A group of indigenous people put up another roadblock further up the road. It consists of a giant rock guarded by a group of Bribrí residents with sticks and machetes. They let me and police pass, but checked my car for guns and wrote down my name. They said they were not creating a blockade like the farmers, but were ensuring none of the farmers were able to access the area. They turned away a taxi in front of me because they said he was going to pick up an indigenous person further in the reserve who was against the rest of the group. They didn’t want him to get out.

When the vice minister, who is acting as a mediator in the conflict, arrived, she urged the Bribrí residents to take down the blockade, but it was still there when I left. Police are stationed every several hundred meters in the first section of the reserve where the conflict has been occurring.

At this point, the vice minister is negotiating with indigenous residents about security. The Bribrí say they are vulnerable to attack and want more police officers to guard them.

Representatives of the National Registry are here to begin mapping the area under dispute. They are currently demarcating the limits of the protected area to ensure that the land the indigenous residents have reclaimed is in fact within the reserve.

Regional police chief Reynaldo González said that police are now patrolling the entire reserve because tensions have spread all the way up through the territory. He said that the house-burning was the height of the violence, and other than that, police have no reports of gunshots fired or physical altercations.

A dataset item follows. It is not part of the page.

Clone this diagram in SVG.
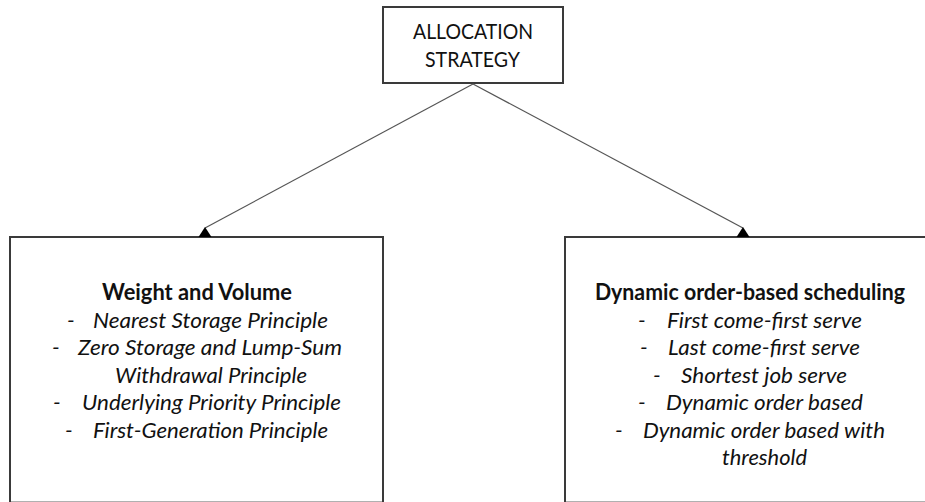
<svg xmlns="http://www.w3.org/2000/svg" width="925" height="502" viewBox="0 0 925 502">
<defs>
<style>
.box{fill:#fff;stroke:#3a3a3a;stroke-width:2}
.conn{stroke:#555;stroke-width:1.2;fill:none}
.head{fill:#000;stroke:none}
text{font-family:Lato,"Open Sans","Liberation Sans",sans-serif;fill:#111;font-size:22px}
.top{font-size:21px}
.hd{font-weight:bold}
.it{font-style:italic}
</style>
<path id="arrowhead" class="head" d="M-6.5,10 L0,0 L6.5,10 Z"/>
</defs>
<rect width="925" height="502" fill="#fff"/>
<g id="node-allocation">
<rect class="box" x="383" y="7" width="180" height="76"/>
<text class="top" x="413" y="39" textLength="120" lengthAdjust="spacingAndGlyphs">ALLOCATION</text>
<text class="top" x="425" y="67" textLength="95" lengthAdjust="spacingAndGlyphs">STRATEGY</text>
</g>
<g id="node-weight">
<rect class="box" x="10" y="237" width="373" height="265.6"/>
<text class="hd" x="102" y="300" textLength="190" lengthAdjust="spacingAndGlyphs">Weight and Volume</text>
<text class="it" x="67" y="327.5">-</text>
<text class="it" x="93" y="327.5" textLength="235" lengthAdjust="spacingAndGlyphs">Nearest Storage Principle</text>
<text class="it" x="52" y="355">-</text>
<text class="it" x="78" y="355" textLength="264" lengthAdjust="spacingAndGlyphs">Zero Storage and Lump-Sum</text>
<text class="it" x="115" y="382.5" textLength="192" lengthAdjust="spacingAndGlyphs">Withdrawal Principle</text>
<text class="it" x="53" y="410">-</text>
<text class="it" x="82" y="410" textLength="259" lengthAdjust="spacingAndGlyphs">Underlying Priority Principle</text>
<text class="it" x="65" y="437.5">-</text>
<text class="it" x="93" y="437.5" textLength="235" lengthAdjust="spacingAndGlyphs">First-Generation Principle</text>
</g>
<g id="node-dynamic">
<rect class="box" x="565" y="237" width="380" height="265.6"/>
<text class="hd" x="595" y="300" textLength="310" lengthAdjust="spacingAndGlyphs">Dynamic order-based scheduling</text>
<text class="it" x="638" y="327.5">-</text>
<text class="it" x="667" y="327.5" textLength="195" lengthAdjust="spacingAndGlyphs">First come-first serve</text>
<text class="it" x="640" y="355">-</text>
<text class="it" x="668" y="355" textLength="192" lengthAdjust="spacingAndGlyphs">Last come-first serve</text>
<text class="it" x="653" y="382.5">-</text>
<text class="it" x="681" y="382.5" textLength="166" lengthAdjust="spacingAndGlyphs">Shortest job serve</text>
<text class="it" x="638" y="410">-</text>
<text class="it" x="666" y="410" textLength="197" lengthAdjust="spacingAndGlyphs">Dynamic order based</text>
<text class="it" x="615" y="437.5">-</text>
<text class="it" x="643" y="437.5" textLength="242" lengthAdjust="spacingAndGlyphs">Dynamic order based with</text>
<text class="it" x="722" y="465" textLength="85" lengthAdjust="spacingAndGlyphs">threshold</text>
</g>
<g id="connectors">
<line class="conn" x1="473" y1="84" x2="205" y2="228"/>
<line class="conn" x1="473" y1="84" x2="743" y2="228"/>
<use href="#arrowhead" x="205" y="227"/>
<use href="#arrowhead" x="743" y="227"/>
</g>
</svg>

The original story continues here:

BUENOS AIRES, Puntarenas – Just before 1 a.m. on Tuesday morning, government officials successfully negotiated a peace agreement between indigenous Bribrí residents and local farmers in Costa Rica’s southeastern indigenous reserve of Salitre, where violence broke out Saturday due to a land dispute.

Officials from the government’s Ministry of Peace have been in the area since June 28, when a group of indigenous Bribrí set up encampments on farms that had been occupied by non-indigenous people, a legal land reclamation according to Costa Rica’s indigenous law. Officials from the Presidency Ministry and the Ombudsman’s Office have since joined in the negotiations.

“The issue is that what the law and the indigenous people see as a reclamation of land is seen as an invasion by the non-indigenous people who had been occupying that territory,” said Presidency Vice Minister Ana Gabriel Zúñiga, one of the agreement’s mediators. 

A week after the initial reclamation, a group of 80 angry farmers converged on the newly formed encampment, burning down at least one home. The farmers then set up a blockade on the main road into Salitre, building a small wall of stones and dirt that trapped indigenous people inside the reserve.

After coming to an agreement with the indigenous group occupying the land, Zúñiga and the other government mediators held a meeting with the farmers to negotiate an end to the blockade. After more than five hours of talks, the farmers agreed to take down the blockade on Tuesday morning.

In return, government officials agreed to review the reclamation to see if any of the disputed lands was owned by non-indigenous people before the indigenous law’s passage in 1977. Officials say the evaluation will take approximately three months, during which time the indigenous people still on the land will be permitted to stay.